ISLAMABAD: The National Assembly on Friday unanimously passed the Zainab Alert, Recovery and Response Bill, 2019 aimed at raising alert, response and recovery of missing and abducted children.

The Minister for Human Rights, Dr Shireen Mazari, congratulated the House on passage of the bill and thanked all members of the committee including Dr Mahreen Razzaq Bhutto for their support and hard work on improving this legislative proposal.

It is worth mentioning here that bill was tabled in the previous assembly by PTI lawmaker Asad Umer but it lapsed after completion of the tenure of the House on May 31, 2018. In the incumbent Assembly, the government moved the same bill on April 24, 2019, which was referred to Standing Committee on Human Rights.

After deliberations in the House, the report of the committee on the bill was presented on January 9, which subsequently led to the passage of the bill on Friday. According to Dr Mahreen Razzaq Bhutto, a member of the Standing Committee on Human Rights, the bill had been passed on the second death anniversary of nine-year old Zainab whose body was found from Kasur in 2018 after rape and murder. She dedicated the bill to children and said this legislation will help to secure children and speedy justice to victims.

Speaking in the National Assembly Minister for Planning, Development and Reforms Minister Asad Umar said that all cases involving the kidnapping, rape and murder of minor children will be required to complete investigations within three months. He hoped that Senate would also take up the bill immediately and pass it which is aimed at protecting the country’s minor children.

The bill will raise the required alerts and initiate the responses required for recovery of missing, abducted, abused or kidnapped children in Islamabad Capital Territory (ICT). It will help to provide speedy system for alerts, responses, recoveries, investigations, trails and rehabilitation to prevent and curb criminal activities against the children. It will also ensure harmonisation and cohesion in the workings of the new agencies and institutions established for the protection of children and already exacting mechanisms within this field.

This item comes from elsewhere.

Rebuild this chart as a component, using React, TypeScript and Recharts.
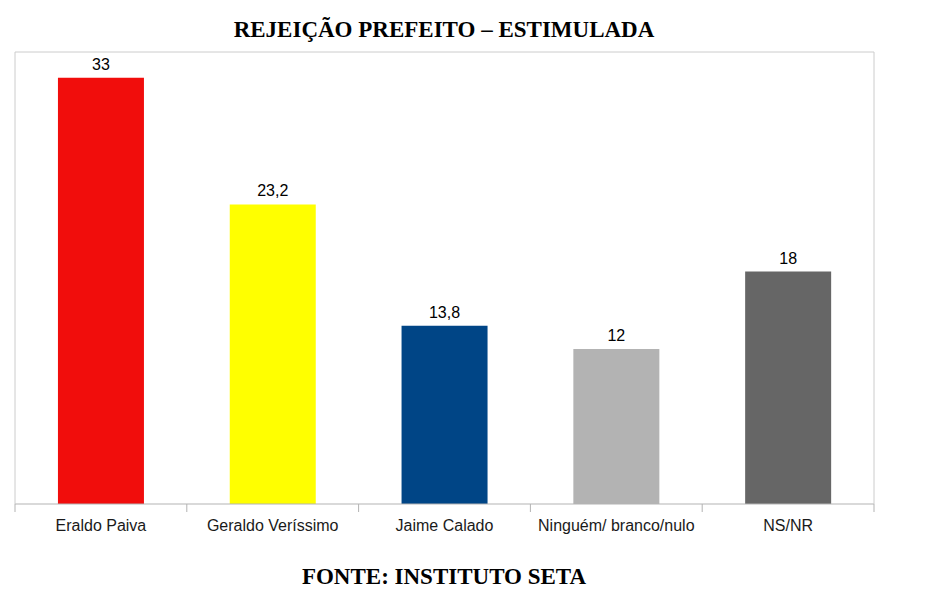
import { BarChart, Bar, XAxis, YAxis, Cell, LabelList, ReferenceLine } from 'recharts';

const categories = ['Eraldo Paiva', 'Geraldo Veríssimo', 'Jaime Calado', 'Ninguém/ branco/nulo', 'NS/NR'];
const values = [33, 23.2, 13.8, 12, 18];
const barColors = ['#f10d0c', '#ffff00', '#004586', '#b3b3b3', '#666666'];
const yDomain = [0, 35];

const data = categories.map((name, i) => ({ name, value: values[i] }));

const W = 942;
const H = 607;
// y axes are 1px wide each, so the plot runs from x=15 to x=874
const margin = { top: 52, right: 67, left: 14, bottom: 0 };
const bandWidth = (W - margin.left - margin.right - 2) / categories.length;

function CategoryTick({ x, y, payload, index }: any) {
  const last = index === categories.length - 1;
  return (
    <g>
      <line x1={x - bandWidth / 2} y1={y} x2={x - bandWidth / 2} y2={y + 8} stroke="#b3b3b3" />
      {last && <line x1={x + bandWidth / 2} y1={y} x2={x + bandWidth / 2} y2={y + 8} stroke="#b3b3b3" />}
      <text x={x} y={y + 27} textAnchor="middle" fontSize={16} fill="#1a1a1a" fontFamily="Liberation Sans, Arial, sans-serif">
        {payload.value}
      </text>
    </g>
  );
}

const headStyle: any = {
  position: 'absolute',
  left: 0,
  width: 888,
  textAlign: 'center',
  fontFamily: '"Liberation Serif", "Times New Roman", serif',
  fontWeight: 'bold',
  fontSize: 23,
  lineHeight: '23px',
  color: '#000',
  whiteSpace: 'nowrap',
};

export default function App() {
  return (
    <div style={{ position: 'absolute', left: 0, top: 0, width: W, height: H, background: '#fff' }}>
      <div style={{ ...headStyle, top: 18 }}>REJEIÇÃO PREFEITO – ESTIMULADA</div>
      <BarChart width={W} height={H} data={data} margin={margin} barCategoryGap="25%">
        <XAxis
          dataKey="name"
          interval={0}
          height={103}
          tickSize={0}
          tickMargin={0}
          tickLine={false}
          axisLine={{ stroke: '#b3b3b3' }}
          tick={<CategoryTick />}
        />
        <YAxis yAxisId="l" domain={yDomain} width={1} tick={false} tickLine={false} axisLine={{ stroke: '#cccccc' }} />
        <YAxis yAxisId="r" orientation="right" domain={yDomain} width={1} tick={false} tickLine={false} axisLine={{ stroke: '#cccccc' }} />
        <ReferenceLine yAxisId="l" y={35} stroke="#cccccc" />
        <Bar yAxisId="l" dataKey="value" isAnimationActive={false}>
          {data.map((d, i) => (
            <Cell key={d.name} fill={barColors[i]} />
          ))}
          <LabelList
            dataKey="value"
            position="top"
            offset={8}
            fontSize={16}
            fill="#000"
            fontFamily="Liberation Sans, Arial, sans-serif"
            formatter={(v: any) => String(v).replace('.', ',')}
          />
        </Bar>
      </BarChart>
      <div style={{ ...headStyle, top: 565 }}>FONTE: INSTITUTO SETA</div>
    </div>
  );
}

According to the bill passed by the National Assembly, the maximum sentence handed down to perpetrators of child sexual abuse will be life imprisonment with a fine of Rs1 million while the minimum sentence will be 10 years. It also suggested that Zainab Alert, Response and Recovery Agency (ZARRA) will be established headed by Director General to be appointed by prime minister in such manner and in such terms and conditions as may be prescribed the rules. It demanded that management staff of ZARRA should be suitably equipped with skills of managing databases, conducting planning and monitoring of programmes, analysing data, preparing reports and coordinating with all other officers.

It suggested that ZARRA shall work closely with the helpline 1099 or such other helpline operating under the mandate of the division concerned. In this regard, the helpline shall forward complaints relevant to the mandate of ZARRA, which shall be acted upon in partnership between ZARAA and the National Commission on the Rights of the Child (NCRC) established under the National Commission on the Rights of Child Act, 2017. The bill also proposed taking action against police officials who cause unnecessary delay in investigating such cases, adding that those who fail to respond to the alert within two hours may also face action.